# START OF Dataset content

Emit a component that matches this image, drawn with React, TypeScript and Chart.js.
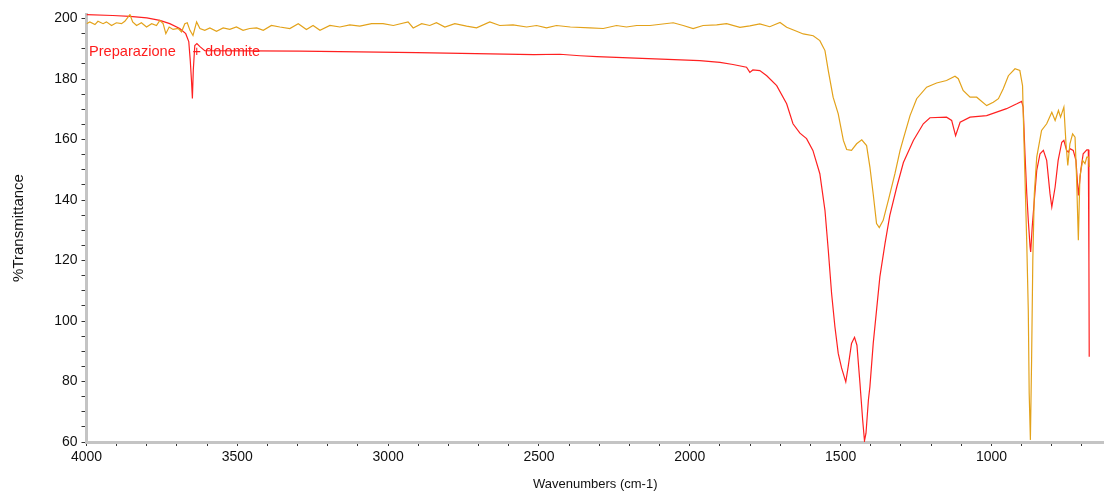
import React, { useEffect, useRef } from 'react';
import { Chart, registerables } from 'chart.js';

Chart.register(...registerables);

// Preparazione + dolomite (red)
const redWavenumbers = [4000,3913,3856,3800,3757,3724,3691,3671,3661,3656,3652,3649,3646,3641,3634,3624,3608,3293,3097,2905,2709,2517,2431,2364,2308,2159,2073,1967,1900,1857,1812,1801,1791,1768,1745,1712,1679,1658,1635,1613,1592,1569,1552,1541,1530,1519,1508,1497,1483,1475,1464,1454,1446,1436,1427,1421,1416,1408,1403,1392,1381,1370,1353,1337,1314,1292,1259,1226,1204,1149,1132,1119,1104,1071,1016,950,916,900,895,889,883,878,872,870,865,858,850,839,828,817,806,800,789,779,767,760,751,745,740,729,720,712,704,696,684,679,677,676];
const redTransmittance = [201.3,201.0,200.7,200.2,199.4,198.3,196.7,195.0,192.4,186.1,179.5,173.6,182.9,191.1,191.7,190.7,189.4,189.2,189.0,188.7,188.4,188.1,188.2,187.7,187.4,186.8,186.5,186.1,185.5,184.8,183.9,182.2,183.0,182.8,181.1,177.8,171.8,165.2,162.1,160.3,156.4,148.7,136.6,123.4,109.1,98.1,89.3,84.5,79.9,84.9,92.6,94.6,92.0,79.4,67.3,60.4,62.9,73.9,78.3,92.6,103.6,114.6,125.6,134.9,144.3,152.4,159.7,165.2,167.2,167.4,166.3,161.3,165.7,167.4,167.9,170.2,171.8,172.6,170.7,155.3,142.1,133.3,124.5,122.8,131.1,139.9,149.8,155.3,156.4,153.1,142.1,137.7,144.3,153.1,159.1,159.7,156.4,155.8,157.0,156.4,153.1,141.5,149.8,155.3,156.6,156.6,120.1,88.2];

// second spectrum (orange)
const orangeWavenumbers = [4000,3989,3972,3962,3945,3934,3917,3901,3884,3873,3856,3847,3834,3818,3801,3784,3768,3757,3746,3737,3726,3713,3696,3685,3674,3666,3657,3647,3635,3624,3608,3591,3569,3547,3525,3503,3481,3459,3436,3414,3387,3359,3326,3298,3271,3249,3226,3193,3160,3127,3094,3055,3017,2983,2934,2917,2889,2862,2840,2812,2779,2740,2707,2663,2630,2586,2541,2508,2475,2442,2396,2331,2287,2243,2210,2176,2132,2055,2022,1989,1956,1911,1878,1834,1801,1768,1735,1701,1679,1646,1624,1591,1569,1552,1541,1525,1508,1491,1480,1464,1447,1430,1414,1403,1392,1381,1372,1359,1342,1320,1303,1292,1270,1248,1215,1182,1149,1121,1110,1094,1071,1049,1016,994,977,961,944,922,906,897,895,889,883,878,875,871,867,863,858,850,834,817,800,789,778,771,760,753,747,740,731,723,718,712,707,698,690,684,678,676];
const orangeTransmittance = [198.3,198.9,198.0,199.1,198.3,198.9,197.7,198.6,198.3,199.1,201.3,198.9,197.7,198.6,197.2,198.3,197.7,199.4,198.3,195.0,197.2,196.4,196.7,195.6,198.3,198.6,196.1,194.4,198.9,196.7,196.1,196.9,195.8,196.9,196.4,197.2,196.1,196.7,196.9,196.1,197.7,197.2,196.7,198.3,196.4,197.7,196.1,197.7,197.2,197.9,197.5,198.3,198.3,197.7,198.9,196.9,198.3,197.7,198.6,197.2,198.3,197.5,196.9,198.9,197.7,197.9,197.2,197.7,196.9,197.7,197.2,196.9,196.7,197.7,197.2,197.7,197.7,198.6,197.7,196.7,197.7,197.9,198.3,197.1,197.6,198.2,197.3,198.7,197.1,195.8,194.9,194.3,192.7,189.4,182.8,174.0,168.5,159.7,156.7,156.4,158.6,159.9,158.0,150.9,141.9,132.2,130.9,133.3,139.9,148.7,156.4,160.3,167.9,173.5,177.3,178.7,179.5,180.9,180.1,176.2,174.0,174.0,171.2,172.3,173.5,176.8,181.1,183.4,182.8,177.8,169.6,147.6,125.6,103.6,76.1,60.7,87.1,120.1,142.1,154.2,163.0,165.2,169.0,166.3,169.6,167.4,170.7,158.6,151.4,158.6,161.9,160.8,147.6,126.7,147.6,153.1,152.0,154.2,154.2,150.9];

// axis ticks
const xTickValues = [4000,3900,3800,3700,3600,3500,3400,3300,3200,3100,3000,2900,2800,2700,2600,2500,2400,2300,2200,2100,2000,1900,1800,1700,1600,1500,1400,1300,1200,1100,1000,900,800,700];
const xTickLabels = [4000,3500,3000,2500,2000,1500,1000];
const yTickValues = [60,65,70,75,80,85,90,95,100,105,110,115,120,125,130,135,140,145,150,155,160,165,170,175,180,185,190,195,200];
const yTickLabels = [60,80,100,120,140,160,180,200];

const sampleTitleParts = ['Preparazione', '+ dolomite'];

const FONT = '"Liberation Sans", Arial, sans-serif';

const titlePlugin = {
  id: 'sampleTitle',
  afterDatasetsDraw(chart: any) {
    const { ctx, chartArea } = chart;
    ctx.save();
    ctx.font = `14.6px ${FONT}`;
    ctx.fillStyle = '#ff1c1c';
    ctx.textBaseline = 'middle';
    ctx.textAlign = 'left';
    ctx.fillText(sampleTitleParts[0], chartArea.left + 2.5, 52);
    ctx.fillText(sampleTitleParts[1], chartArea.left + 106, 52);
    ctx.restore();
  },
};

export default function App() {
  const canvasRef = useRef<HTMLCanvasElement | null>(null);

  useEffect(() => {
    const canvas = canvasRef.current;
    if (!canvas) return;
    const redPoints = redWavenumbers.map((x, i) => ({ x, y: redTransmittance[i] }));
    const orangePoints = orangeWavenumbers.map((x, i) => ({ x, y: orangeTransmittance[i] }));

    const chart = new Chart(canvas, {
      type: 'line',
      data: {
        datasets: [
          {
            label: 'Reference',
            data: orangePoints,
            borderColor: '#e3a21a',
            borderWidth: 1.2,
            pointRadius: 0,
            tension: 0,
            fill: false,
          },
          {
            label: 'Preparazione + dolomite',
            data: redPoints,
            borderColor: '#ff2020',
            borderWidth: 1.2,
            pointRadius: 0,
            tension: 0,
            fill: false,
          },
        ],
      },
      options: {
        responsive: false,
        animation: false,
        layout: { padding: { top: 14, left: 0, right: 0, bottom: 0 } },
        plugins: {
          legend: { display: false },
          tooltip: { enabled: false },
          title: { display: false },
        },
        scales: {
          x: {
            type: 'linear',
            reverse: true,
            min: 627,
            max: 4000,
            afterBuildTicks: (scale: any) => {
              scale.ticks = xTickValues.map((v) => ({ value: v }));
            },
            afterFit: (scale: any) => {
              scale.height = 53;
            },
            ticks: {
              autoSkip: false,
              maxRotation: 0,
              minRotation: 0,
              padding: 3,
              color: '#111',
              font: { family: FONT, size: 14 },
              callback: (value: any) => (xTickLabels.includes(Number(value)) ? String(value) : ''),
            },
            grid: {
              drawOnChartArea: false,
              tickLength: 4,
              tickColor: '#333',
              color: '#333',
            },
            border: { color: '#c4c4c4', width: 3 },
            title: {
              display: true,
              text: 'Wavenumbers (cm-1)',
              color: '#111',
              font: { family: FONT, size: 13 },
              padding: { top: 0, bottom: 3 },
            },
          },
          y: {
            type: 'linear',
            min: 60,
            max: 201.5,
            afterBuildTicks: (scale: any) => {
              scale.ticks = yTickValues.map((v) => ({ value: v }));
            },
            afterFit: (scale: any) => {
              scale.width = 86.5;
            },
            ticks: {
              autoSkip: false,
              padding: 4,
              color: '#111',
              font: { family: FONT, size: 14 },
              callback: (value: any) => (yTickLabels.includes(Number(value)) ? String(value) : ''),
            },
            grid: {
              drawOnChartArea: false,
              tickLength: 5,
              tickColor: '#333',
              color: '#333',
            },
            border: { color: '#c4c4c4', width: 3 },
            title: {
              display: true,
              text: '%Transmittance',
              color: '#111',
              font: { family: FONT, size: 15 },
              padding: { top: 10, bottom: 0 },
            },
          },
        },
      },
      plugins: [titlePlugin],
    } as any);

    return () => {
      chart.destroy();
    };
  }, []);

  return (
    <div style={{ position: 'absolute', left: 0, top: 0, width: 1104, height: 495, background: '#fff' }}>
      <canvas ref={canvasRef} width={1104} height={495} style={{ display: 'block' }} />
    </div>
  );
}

# END OF Dataset content
# START OF Dataset content

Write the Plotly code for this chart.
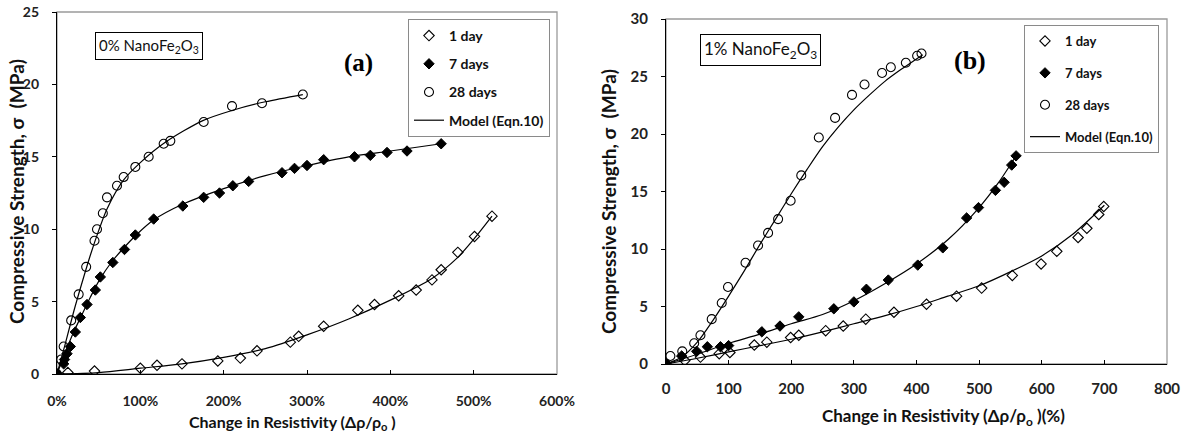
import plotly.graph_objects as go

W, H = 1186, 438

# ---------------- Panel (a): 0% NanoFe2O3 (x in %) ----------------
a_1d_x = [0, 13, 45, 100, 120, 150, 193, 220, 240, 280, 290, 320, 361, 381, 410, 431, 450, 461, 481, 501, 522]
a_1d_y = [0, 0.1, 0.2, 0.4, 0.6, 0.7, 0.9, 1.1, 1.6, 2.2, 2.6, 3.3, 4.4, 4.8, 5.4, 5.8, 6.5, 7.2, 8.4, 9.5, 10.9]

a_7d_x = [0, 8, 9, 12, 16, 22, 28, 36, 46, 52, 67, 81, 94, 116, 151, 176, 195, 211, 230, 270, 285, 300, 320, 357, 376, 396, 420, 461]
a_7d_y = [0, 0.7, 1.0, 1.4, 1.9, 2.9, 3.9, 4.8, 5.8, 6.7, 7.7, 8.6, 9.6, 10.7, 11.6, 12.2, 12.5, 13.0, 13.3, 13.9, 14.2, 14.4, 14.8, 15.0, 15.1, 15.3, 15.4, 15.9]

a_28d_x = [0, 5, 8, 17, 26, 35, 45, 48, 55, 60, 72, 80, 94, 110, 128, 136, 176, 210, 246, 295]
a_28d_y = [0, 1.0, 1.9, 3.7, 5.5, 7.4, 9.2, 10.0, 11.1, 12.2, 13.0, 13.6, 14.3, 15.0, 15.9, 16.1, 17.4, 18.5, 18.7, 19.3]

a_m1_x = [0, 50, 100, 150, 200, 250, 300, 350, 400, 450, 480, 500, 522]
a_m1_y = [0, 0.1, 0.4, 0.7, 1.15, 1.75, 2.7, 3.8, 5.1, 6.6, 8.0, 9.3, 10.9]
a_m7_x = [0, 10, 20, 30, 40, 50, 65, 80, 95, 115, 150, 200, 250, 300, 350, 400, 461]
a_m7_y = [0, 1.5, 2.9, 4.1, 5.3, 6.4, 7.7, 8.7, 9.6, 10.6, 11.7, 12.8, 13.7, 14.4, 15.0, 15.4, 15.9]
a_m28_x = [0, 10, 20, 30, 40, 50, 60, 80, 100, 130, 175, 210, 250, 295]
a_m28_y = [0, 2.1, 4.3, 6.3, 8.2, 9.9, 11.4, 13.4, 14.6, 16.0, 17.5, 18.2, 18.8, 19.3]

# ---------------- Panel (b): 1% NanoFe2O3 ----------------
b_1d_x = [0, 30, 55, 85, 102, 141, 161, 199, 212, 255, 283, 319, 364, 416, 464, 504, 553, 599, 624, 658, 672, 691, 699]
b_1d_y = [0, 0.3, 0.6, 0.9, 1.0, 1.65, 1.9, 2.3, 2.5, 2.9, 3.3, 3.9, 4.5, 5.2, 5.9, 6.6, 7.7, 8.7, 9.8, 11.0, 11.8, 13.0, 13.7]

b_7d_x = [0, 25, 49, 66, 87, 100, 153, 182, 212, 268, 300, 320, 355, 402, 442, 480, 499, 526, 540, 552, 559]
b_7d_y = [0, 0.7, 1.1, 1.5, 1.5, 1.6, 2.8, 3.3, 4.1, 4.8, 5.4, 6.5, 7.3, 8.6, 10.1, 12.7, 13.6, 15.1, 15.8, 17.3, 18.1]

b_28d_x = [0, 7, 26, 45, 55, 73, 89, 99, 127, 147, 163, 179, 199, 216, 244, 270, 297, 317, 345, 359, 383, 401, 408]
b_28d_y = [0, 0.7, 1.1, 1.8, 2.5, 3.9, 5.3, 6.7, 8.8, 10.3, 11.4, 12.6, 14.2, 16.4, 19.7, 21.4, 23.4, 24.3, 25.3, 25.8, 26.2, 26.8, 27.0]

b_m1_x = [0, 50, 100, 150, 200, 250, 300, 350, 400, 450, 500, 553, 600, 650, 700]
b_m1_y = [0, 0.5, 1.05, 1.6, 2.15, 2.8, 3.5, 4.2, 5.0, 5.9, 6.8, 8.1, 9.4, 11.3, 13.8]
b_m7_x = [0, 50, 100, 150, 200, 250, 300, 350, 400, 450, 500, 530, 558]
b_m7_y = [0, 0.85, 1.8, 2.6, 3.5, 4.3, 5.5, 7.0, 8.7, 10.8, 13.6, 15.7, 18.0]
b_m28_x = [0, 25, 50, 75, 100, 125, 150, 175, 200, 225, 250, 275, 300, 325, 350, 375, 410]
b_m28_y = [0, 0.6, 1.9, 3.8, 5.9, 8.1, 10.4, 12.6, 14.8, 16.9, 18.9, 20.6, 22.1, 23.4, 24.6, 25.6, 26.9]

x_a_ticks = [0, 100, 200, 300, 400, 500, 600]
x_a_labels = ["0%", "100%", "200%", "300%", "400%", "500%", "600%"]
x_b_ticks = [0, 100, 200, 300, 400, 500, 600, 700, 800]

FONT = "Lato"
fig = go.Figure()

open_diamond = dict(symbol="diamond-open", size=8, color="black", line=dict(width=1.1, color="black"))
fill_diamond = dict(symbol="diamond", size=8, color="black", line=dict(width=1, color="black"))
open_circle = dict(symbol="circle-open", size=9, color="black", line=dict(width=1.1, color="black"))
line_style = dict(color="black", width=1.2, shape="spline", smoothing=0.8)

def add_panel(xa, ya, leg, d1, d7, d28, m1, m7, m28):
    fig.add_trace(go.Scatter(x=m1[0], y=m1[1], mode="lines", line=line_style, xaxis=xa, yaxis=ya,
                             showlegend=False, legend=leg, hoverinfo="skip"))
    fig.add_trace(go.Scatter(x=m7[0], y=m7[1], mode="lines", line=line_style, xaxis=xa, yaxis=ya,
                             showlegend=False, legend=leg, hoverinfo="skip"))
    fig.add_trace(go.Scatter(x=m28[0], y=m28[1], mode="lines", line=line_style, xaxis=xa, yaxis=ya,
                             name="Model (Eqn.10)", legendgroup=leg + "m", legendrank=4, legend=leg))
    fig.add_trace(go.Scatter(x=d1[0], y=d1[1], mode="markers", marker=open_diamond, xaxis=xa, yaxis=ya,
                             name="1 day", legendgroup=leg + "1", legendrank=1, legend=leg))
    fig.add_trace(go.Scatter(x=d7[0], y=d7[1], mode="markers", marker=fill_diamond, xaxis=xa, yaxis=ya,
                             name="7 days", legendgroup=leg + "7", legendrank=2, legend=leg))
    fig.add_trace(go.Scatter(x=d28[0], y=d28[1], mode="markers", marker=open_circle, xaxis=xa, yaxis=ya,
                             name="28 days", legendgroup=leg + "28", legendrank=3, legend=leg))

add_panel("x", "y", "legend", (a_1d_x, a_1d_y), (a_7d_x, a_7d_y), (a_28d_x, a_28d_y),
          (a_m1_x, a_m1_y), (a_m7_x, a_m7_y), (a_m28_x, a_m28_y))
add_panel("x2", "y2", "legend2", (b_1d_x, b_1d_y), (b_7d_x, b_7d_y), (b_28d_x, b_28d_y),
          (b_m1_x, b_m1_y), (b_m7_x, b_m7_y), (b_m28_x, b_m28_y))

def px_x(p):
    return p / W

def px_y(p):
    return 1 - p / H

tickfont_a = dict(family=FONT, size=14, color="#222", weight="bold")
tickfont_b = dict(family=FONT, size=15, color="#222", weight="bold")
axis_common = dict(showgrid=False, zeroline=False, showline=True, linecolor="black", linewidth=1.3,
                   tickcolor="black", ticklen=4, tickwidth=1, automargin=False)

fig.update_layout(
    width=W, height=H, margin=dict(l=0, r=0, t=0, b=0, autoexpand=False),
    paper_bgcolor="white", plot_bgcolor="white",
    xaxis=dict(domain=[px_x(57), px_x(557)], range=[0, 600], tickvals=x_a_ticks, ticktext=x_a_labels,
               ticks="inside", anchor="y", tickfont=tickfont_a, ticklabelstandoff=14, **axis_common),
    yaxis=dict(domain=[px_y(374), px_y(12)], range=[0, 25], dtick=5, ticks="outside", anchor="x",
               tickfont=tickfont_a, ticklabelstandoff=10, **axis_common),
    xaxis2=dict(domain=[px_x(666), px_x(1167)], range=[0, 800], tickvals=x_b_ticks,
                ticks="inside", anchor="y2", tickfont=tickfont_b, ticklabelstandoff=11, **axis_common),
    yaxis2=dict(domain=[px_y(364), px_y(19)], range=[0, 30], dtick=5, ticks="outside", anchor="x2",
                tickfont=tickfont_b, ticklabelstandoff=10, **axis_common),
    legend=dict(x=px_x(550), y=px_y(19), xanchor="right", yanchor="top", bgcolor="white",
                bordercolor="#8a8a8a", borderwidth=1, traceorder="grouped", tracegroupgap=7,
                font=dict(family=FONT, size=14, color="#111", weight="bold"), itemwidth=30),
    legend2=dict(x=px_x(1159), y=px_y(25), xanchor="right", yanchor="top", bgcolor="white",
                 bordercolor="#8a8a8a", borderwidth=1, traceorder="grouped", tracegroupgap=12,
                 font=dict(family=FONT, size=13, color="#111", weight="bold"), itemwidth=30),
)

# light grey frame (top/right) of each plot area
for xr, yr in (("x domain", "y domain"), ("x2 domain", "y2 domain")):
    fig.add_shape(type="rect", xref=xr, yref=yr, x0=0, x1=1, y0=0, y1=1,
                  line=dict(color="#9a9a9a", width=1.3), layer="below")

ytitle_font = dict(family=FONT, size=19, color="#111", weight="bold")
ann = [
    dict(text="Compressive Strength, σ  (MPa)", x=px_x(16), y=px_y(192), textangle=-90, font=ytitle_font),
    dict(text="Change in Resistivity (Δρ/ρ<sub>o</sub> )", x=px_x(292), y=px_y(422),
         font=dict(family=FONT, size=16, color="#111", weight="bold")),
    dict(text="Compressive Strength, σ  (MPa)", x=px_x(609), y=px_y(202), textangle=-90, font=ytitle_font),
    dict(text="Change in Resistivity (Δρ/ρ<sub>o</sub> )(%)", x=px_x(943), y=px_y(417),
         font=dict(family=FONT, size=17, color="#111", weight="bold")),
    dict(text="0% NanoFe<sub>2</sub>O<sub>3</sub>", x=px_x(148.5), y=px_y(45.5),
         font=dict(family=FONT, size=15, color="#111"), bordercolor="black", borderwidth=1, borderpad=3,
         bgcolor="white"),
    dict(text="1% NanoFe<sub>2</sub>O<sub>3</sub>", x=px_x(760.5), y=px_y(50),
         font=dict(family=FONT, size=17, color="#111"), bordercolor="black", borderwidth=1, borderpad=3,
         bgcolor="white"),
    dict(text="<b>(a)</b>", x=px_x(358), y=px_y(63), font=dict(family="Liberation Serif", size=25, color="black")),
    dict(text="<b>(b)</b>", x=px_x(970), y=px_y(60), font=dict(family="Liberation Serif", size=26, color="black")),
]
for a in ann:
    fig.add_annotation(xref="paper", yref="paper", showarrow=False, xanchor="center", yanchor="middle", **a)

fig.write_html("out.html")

# END OF Dataset content

▶ _What needs to be done_
Do not include pictures. Give again exactly the lines starting at the one with "Emit a component" and ending at the one with "Chart.register(...registerables);", both included.

▶ _Answer for this exercise_
Emit a component that matches this image, drawn with React, TypeScript and Chart.js.
import React, { useEffect, useRef } from 'react';
import { Chart, registerables } from 'chart.js';

Chart.register(...registerables);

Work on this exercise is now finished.